PROBLEM DETAILS:
Find every line containing the word "chart" and report the count, nothing more.
++++ SUPPLIED DATA ++++
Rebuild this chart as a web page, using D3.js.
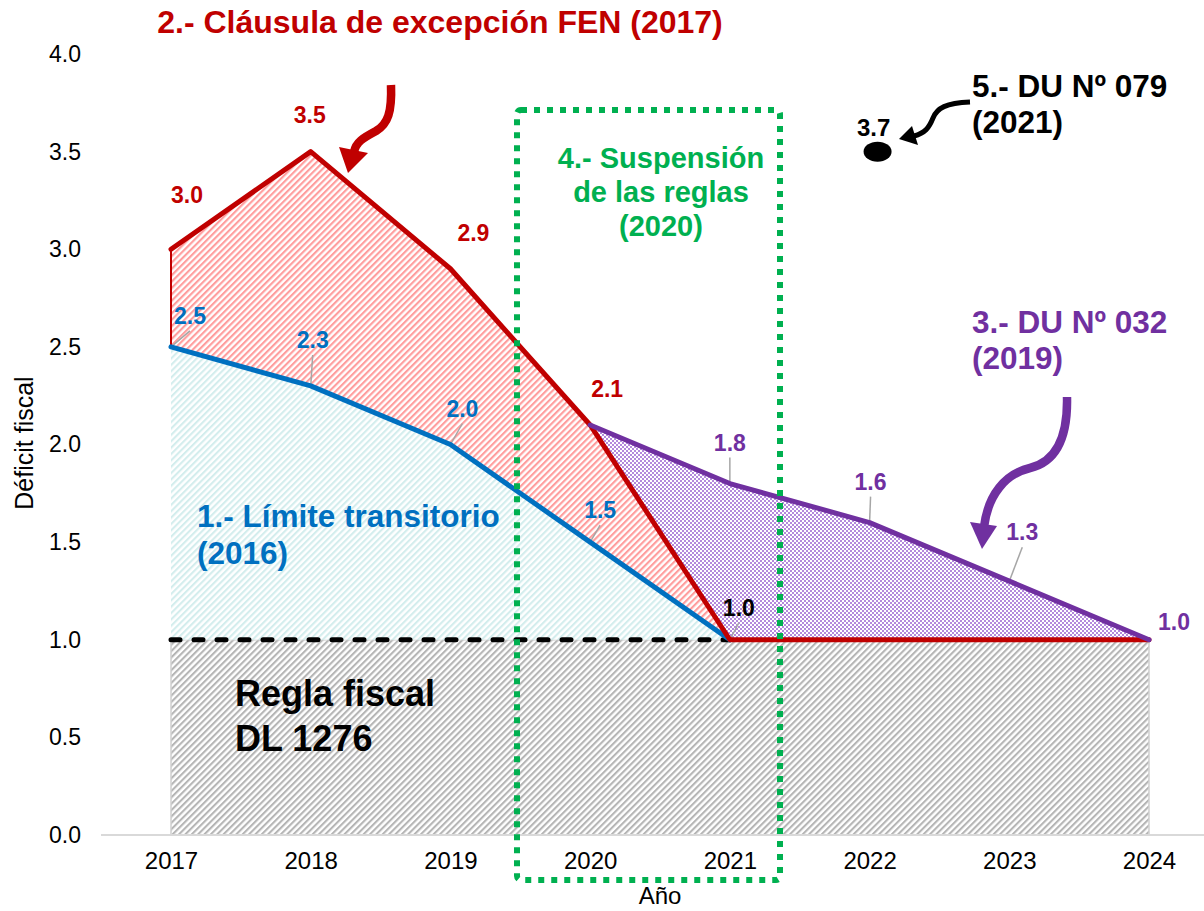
<!DOCTYPE html>
<html>
<head>
<meta charset="utf-8">
<script src="https://cdn.jsdelivr.net/npm/d3@7"></script>
<style>
  body { margin: 0; background: #fff; }
  svg text { font-family: "Liberation Sans", Arial, sans-serif; }
</style>
</head>
<body>
<div id="chart"></div>
<script>
// data
var years = [2017, 2018, 2019, 2020, 2021, 2022, 2023, 2024];
var fenValues = [3.0, 3.5, 2.9, 2.1, 1.0, 1.0, 1.0, 1.0];        // 2.- Cláusula de excepción FEN
var limiteValues = [2.5, 2.3, 2.0, 1.5, 1.0, null, null, null]; // 1.- Límite transitorio
var du032Values = [null, null, null, 2.1, 1.8, 1.6, 1.3, 1.0];  // 3.- DU Nº 032
var reglaValues = [1.0, 1.0, 1.0, 1.0, 1.0, 1.0, 1.0, 1.0];     // Regla fiscal DL 1276
var du079Year = 2022, du079Pos = 3.5, du079Label = "3.7";
var yTicks = [0, 0.5, 1.0, 1.5, 2.0, 2.5, 3.0, 3.5, 4.0];

var W = 1204, H = 911;
var red = "#c00000", blue = "#0070c0", purple = "#7030a0", green = "#00b050";

var svg = d3.select("#chart").append("svg")
  .attr("width", W).attr("height", H);

var x = d3.scaleLinear().domain([2017, 2024]).range([171, 1149]);
var y = d3.scaleLinear().domain([0, 4]).range([835, 54]);

// patterns
var defs = svg.append("defs");
function stripes(id, color, size, lw) {
  var p = defs.append("pattern").attr("id", id)
    .attr("patternUnits", "userSpaceOnUse")
    .attr("width", size).attr("height", size)
    .attr("patternTransform", "rotate(45)");
  p.append("rect").attr("width", size).attr("height", size).attr("fill", "#fff");
  p.append("line").attr("x1", 1).attr("x2", 1).attr("y1", 0).attr("y2", size)
    .attr("stroke", color).attr("stroke-width", lw);
}
stripes("hatchRed", "#ff9d9d", 4.5, 2.3);
stripes("hatchTeal", "#d3eded", 4.5, 2.2);
stripes("hatchGray", "#b5b5b5", 4.5, 2.2);
var chk = defs.append("pattern").attr("id", "checkPurple")
  .attr("patternUnits", "userSpaceOnUse").attr("width", 4).attr("height", 4);
chk.append("rect").attr("width", 4).attr("height", 4).attr("fill", "#fff");
chk.append("rect").attr("width", 2).attr("height", 2).attr("fill", "#b389dc");
chk.append("rect").attr("x", 2).attr("y", 2).attr("width", 2).attr("height", 2).attr("fill", "#b389dc");

var rows = years.map(function(yr, i) {
  return {year: yr, fen: fenValues[i], lim: limiteValues[i], du: du032Values[i], regla: reglaValues[i]};
});

// areas
svg.append("path").datum(rows)
  .attr("fill", "url(#hatchGray)").attr("stroke", "#d0d0d0").attr("stroke-width", 1.5)
  .attr("d", d3.area().x(function(d) { return x(d.year); }).y0(y(0)).y1(function(d) { return y(d.regla); }));

var limRows = rows.filter(function(d) { return d.lim != null; });
svg.append("path").datum(limRows)
  .attr("fill", "url(#hatchTeal)")
  .attr("d", d3.area().x(function(d) { return x(d.year); })
    .y0(function(d) { return y(d.regla); }).y1(function(d) { return y(d.lim); }));

svg.append("path").datum(limRows)
  .attr("fill", "url(#hatchRed)")
  .attr("d", d3.area().x(function(d) { return x(d.year); })
    .y0(function(d) { return y(d.lim); }).y1(function(d) { return y(d.fen); }));

var duRows = rows.filter(function(d) { return d.du != null; });
svg.append("path").datum(duRows)
  .attr("fill", "url(#checkPurple)")
  .attr("d", d3.area().x(function(d) { return x(d.year); })
    .y0(function(d) { return y(d.fen); }).y1(function(d) { return y(d.du); }));

// thin red edge at the start of the FEN band
svg.append("line")
  .attr("x1", x(years[0])).attr("x2", x(years[0]))
  .attr("y1", y(fenValues[0])).attr("y2", y(limiteValues[0]))
  .attr("stroke", red).attr("stroke-width", 2);

// x axis line
svg.append("line").attr("x1", 101).attr("x2", W).attr("y1", y(0)).attr("y2", y(0))
  .attr("stroke", "#d9d9d9").attr("stroke-width", 2);

// axes (labels only)
var yAxis = svg.append("g").attr("transform", "translate(81,0)")
  .call(d3.axisLeft(y).tickValues(yTicks).tickFormat(d3.format(".1f")).tickSize(0).tickPadding(0));
yAxis.select(".domain").remove();
yAxis.selectAll("text").attr("font-size", 23).attr("fill", "#000")
  .style("font-family", "'Liberation Sans', Arial, sans-serif");

var xAxis = svg.append("g").attr("transform", "translate(0," + y(0) + ")")
  .call(d3.axisBottom(x).tickValues(years).tickFormat(d3.format("d")).tickSize(0).tickPadding(17));
xAxis.select(".domain").remove();
xAxis.selectAll("text").attr("font-size", 24).attr("fill", "#000")
  .style("font-family", "'Liberation Sans', Arial, sans-serif");

svg.append("text").attr("x", 660).attr("y", 904).attr("text-anchor", "middle")
  .attr("font-size", 24).text("Año");
svg.append("text").attr("transform", "translate(33,443) rotate(-90)")
  .attr("text-anchor", "middle").attr("font-size", 25).text("Déficit fiscal");

// leader lines + labels
// label offsets from the point: [dx, dy(baseline), leader?]
var labelSets = [
  {values: fenValues, color: red, idx: [0, 1, 2, 3],
   off: [[16, -46, 0], [-1, -29, 0], [23, -28, 0], [17, -28, 0]]},
  {values: limiteValues, color: blue, idx: [0, 1, 2, 3],
   off: [[19, -23, 1], [2, -38, 1], [12, -28, 1], [10, -24, 1]]},
  {values: du032Values, color: purple, idx: [4, 5, 6, 7],
   off: [[0, -33, 1], [1, -33, 1], [13, -41, 1], [25, -10, 0]]},
  {values: reglaValues, color: "#000", idx: [4],
   off: [[9, -24, 1]]}
];
var labels = [];
labelSets.forEach(function(s) {
  s.idx.forEach(function(i, k) {
    labels.push({year: years[i], v: s.values[i], color: s.color,
      dx: s.off[k][0], dy: s.off[k][1], leader: s.off[k][2]});
  });
});

svg.append("g").selectAll("line").data(labels.filter(function(d) { return d.leader; }))
  .enter().append("line")
  .attr("x1", function(d) { return x(d.year) + d.dx; })
  .attr("y1", function(d) { return y(d.v) + d.dy + 7; })
  .attr("x2", function(d) { return x(d.year); })
  .attr("y2", function(d) { return y(d.v); })
  .attr("stroke", "#a6a6a6").attr("stroke-width", 1.5);

// lines
svg.append("path").datum(rows.filter(function(d) { return d.year <= 2021; }))
  .attr("fill", "none").attr("stroke", "#000").attr("stroke-width", 5)
  .attr("stroke-dasharray", "9,14").attr("stroke-linecap", "round")
  .attr("d", d3.line().x(function(d) { return x(d.year); }).y(function(d) { return y(d.regla); }));

function drawLine(data, key, color) {
  svg.append("path").datum(data)
    .attr("fill", "none").attr("stroke", color).attr("stroke-width", 5)
    .attr("stroke-linejoin", "round").attr("stroke-linecap", "round")
    .attr("d", d3.line().x(function(d) { return x(d.year); }).y(function(d) { return y(d[key]); }));
}
drawLine(limRows, "lim", blue);
drawLine(rows, "fen", red);
drawLine(duRows, "du", purple);

// data labels
svg.append("g").selectAll("text").data(labels).enter().append("text")
  .attr("x", function(d) { return x(d.year) + d.dx; })
  .attr("y", function(d) { return y(d.v) + d.dy; })
  .attr("text-anchor", "middle").attr("font-size", 23).attr("font-weight", "bold")
  .attr("fill", function(d) { return d.color; })
  .text(function(d) { return d3.format(".1f")(d.v); });

// DU 079 point
svg.append("ellipse").attr("cx", x(du079Year) + 8).attr("cy", y(du079Pos))
  .attr("rx", 14).attr("ry", 10).attr("fill", "#000");
svg.append("text").attr("x", x(du079Year) + 4).attr("y", y(du079Pos) - 16)
  .attr("text-anchor", "middle").attr("font-size", 24).attr("font-weight", "bold")
  .text(du079Label);

// green suspension box
svg.append("rect").attr("x", 517).attr("y", 110).attr("width", 263).attr("height", 770)
  .attr("rx", 4).attr("fill", "none").attr("stroke", green)
  .attr("stroke-width", 6).attr("stroke-dasharray", "6,7");

// annotations
function note(lines, px, py, lh, size, color, anchor) {
  var t = svg.append("text").attr("font-size", size).attr("font-weight", "bold")
    .attr("fill", color).attr("text-anchor", anchor || "start");
  lines.forEach(function(l, i) {
    t.append("tspan").attr("x", px).attr("y", py + i * lh).text(l);
  });
}
note(["2.- Cláusula de excepción FEN (2017)"], 440, 33, 0, 32, red, "middle");
note(["1.- Límite transitorio", "(2016)"], 197, 527, 37, 31.5, blue);
note(["Regla fiscal", "DL 1276"], 235, 706, 45, 36, "#000");
note(["4.- Suspensión", "de las reglas", "(2020)"], 661, 168, 34, 29, green, "middle");
note(["3.- DU Nº 032", "(2019)"], 972, 333, 36, 31.5, purple);
note(["5.- DU Nº 079", "(2021)"], 972, 97, 36, 31.5, "#000");

// curved arrows
function arrow(d, tip, b1, b2, color, w) {
  svg.append("path").attr("d", d).attr("fill", "none")
    .attr("stroke", color).attr("stroke-width", w);
  svg.append("path").attr("d", "M" + tip + "L" + b1 + "L" + b2 + "Z").attr("fill", color);
}
arrow("M391,85 C392,112 388,124 376,131 C363,138 356,142 354,152",
  [348, 173], [339, 147], [368, 153], red, 8.5);
arrow("M1067,397 C1068,440 1055,462 1030,468 C1005,474 988,495 984,527",
  [982, 549], [970, 522], [997, 526], purple, 8.5);
arrow("M970,102 C946,103 937,108 933,118 C929,128 925,133 914,136",
  [899, 139], [912, 126], [918, 145], "#000", 5);
</script>
</body>
</html>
++++
EXERCISE ANSWER:
3